El mantra, que en sánscrito significa “instrumento mental”, es una admonición virtual que el régimen emite ubicuamente a todos los sujetos. Hasta ahí es una advertencia. Se vuelve acusatorio cuando se pronuncia. La pronunciación es la transición del mantra, de un poder persuasivo (el miedo) a un poder coercitivo (la difamación o la cárcel). Es muy poderoso porque es monopólico, es decir, solo el acusador lo puede practicar, de manera que él nunca sea objeto del mismo. Y, aunque es general, está específicamente diseñado para el control y reorganización de ciertas élites, pues son ellas las antagonistas de la ecuación. Difícilmente se aplicaría contra el pueblo en México, en cuyo nombre el mantra es pronunciado.
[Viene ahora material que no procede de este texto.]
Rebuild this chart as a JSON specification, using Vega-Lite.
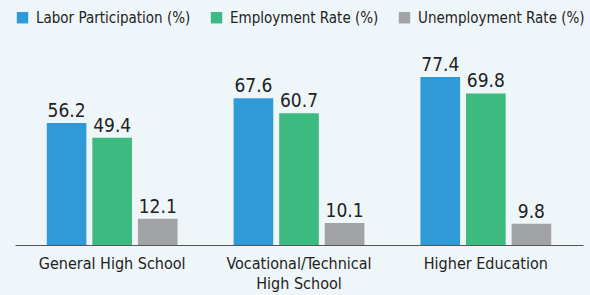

Generalmente se ejerce desde la conferencia mañanera, donde se ha acusado a empresarios, funcionarios, doctores y periodistas. Son juicios sumarios en plaza pública que no pasarían la prueba del siglo XIX, pero rara vez han tenido consecuencias judiciales (aunque sí morales). Y precisamente por ello –porque hay que mantener el mantra vivo– se requerían instrumentos de poder coercitivo verosímiles. Uno fue la inclusión de la corrupción como delito grave, merecedor de prisión preventiva oficiosa en casos de enriquecimiento ilícito y abuso de funciones, lo que en esencia significa que cualquier persona acusada de corrupción puede ser aprehendida sin presunción de inocencia. Y otro, el policía financiero Santiago Nieto, usado para librar obstáculos a la concentración de poder, como ejemplifican bien las amenazas al exmagistrado Medina Mora.
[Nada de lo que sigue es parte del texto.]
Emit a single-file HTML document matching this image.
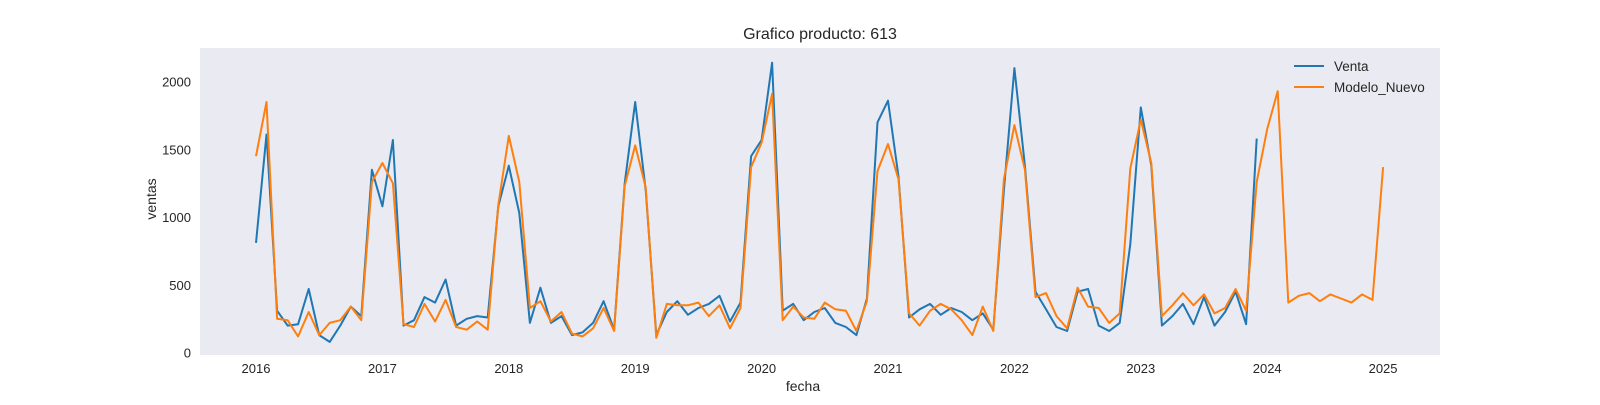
<!DOCTYPE html>
<html><head><meta charset="utf-8"><style>
body{margin:0;background:#fff;width:1600px;height:400px;overflow:hidden}
svg text{font-family:"Liberation Sans",Arial,sans-serif;fill:#262626}
</style></head><body>
<svg id="chart" width="1600" height="400" xmlns="http://www.w3.org/2000/svg">
<text x="820" y="39" font-size="16" text-anchor="middle">Grafico producto: 613</text>
<rect x="200" y="48" width="1240" height="307" fill="#eaeaf2"/>
<g id="xticks"></g>
<g id="yticks"></g>
<g id="series"></g>
<text x="803" y="391" font-size="14" text-anchor="middle">fecha</text>
<text x="156" y="199" font-size="14" text-anchor="middle" transform="rotate(-90 156 199)">ventas</text>
<g>
<line x1="1294" y1="66" x2="1324" y2="66" stroke="#1f77b4" stroke-width="2"/>
<text x="1334" y="71" font-size="13.5">Venta</text>
<line x1="1294" y1="87" x2="1324" y2="87" stroke="#ff7f0e" stroke-width="2"/>
<text x="1334" y="92" font-size="13.5">Modelo_Nuevo</text>
</g>
</svg>
<script>
const startYear = 2016;
const venta = [
810,1610,310,200,210,470,130,80,200,340,270,1350,
1080,1570,200,240,410,370,540,200,250,270,260,1080,
1380,1030,220,480,220,270,130,150,220,380,170,1250,
1850,1200,130,300,380,280,330,360,420,230,370,1450,
1570,2140,310,360,240,300,330,220,190,130,400,1700,
1860,1300,260,320,360,280,330,300,240,290,170,1200,
2100,1380,450,320,190,160,450,470,200,160,220,800,
1810,1380,200,270,360,210,410,200,300,450,210,1580];
const modelo = [
1450,1850,250,240,120,300,130,220,240,340,240,1260,
1400,1250,210,190,360,230,390,190,170,230,170,1090,
1600,1260,330,380,230,300,140,120,180,330,160,1230,
1530,1220,110,360,350,350,370,270,350,180,330,1370,
1550,1910,240,340,260,250,370,320,310,160,380,1340,
1540,1280,290,200,310,360,320,240,130,340,160,1280,
1680,1350,410,440,270,180,480,340,330,220,290,1360,
1720,1400,270,350,440,350,430,290,330,470,310,1260,
1650,1930,370,420,440,380,430,400,370,430,390,1370];
const xTickLabels = ["2016","2017","2018","2019","2020","2021","2022","2023","2024","2025"];
const xTickMonths = [0,12,24,36,48,60,72,84,96,107];
const yTickValues = [0,500,1000,1500,2000];

const NS="http://www.w3.org/2000/svg";
const X0=256, PXM=126.4/12;
function xScale(m){return X0+m*PXM;}
function yScale(v){return 352.7-v*0.1355;}
const xg=document.getElementById('xticks'), yg=document.getElementById('yticks'), sg=document.getElementById('series');
xTickLabels.forEach((lab,i)=>{
  const t=document.createElementNS(NS,'text');
  
  
  t.setAttribute('x',xScale(xTickMonths[i]));t.setAttribute('y',373);
  t.setAttribute('font-size','13');t.setAttribute('text-anchor','middle');
  t.textContent=lab;xg.appendChild(t);
});
yTickValues.forEach(v=>{
  const t=document.createElementNS(NS,'text');
  
  
  t.setAttribute('x',191);t.setAttribute('y',yScale(v)+5);
  t.setAttribute('font-size','13');t.setAttribute('text-anchor','end');
  t.textContent=v;yg.appendChild(t);
});
function line(arr,color,name){
  const p=document.createElementNS(NS,'polyline');
  
  
  p.setAttribute('points',arr.map((v,i)=>xScale(i).toFixed(1)+','+yScale(v).toFixed(1)).join(' '));
  p.setAttribute('fill','none');p.setAttribute('stroke',color);
  p.setAttribute('stroke-width','2');p.setAttribute('stroke-linejoin','round');
  sg.appendChild(p);
}
line(venta,'#1f77b4','venta-line');
line(modelo,'#ff7f0e','modelo-nuevo-line');
</script>
</body></html>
De tal suerte que, a juzgar por lo sucedido hasta ahora, el mantra acusatorio cumple tres funciones. Primero, mantener y administrar el pacto de impunidad con actores del pasado: se persigue a unos pocos –quienes más bien fungen de chivos expiatorios–, y se protege a otros. Segundo, blindar al politburó: el régimen y sus judiciarios, como Manuel Bartlett y Napoleón Gómez Urrutia, quedan impunes. Y tercero, tener a la mano la intimidación futura. Así, las piezas están puestas para que todos se cuadren si es necesario, sobre todo a través de lo que el maestro Miguel Ángel Granados Chapa llamaba la “censura ambiental”: el régimen manda las señales, pone los límites, y cada quien sabe hasta donde llega. No es necesaria la represión, salvo en casos extremos, pues los actores se autocontrolan al son del poder. Pasar la charola a empresarios, eliminar a un juez, o capturar una institución se vuelve factible. La lucha obradorista contra la corrupción es un arma política. Ahí siguen las adjudicaciones directas, el uso clientelar de recursos públicos, el compadrazgo, el nepotismo. Lo único que cambió es que el persecutor queda absuelto a priori y sus opositores se la tienen que pensar dos veces.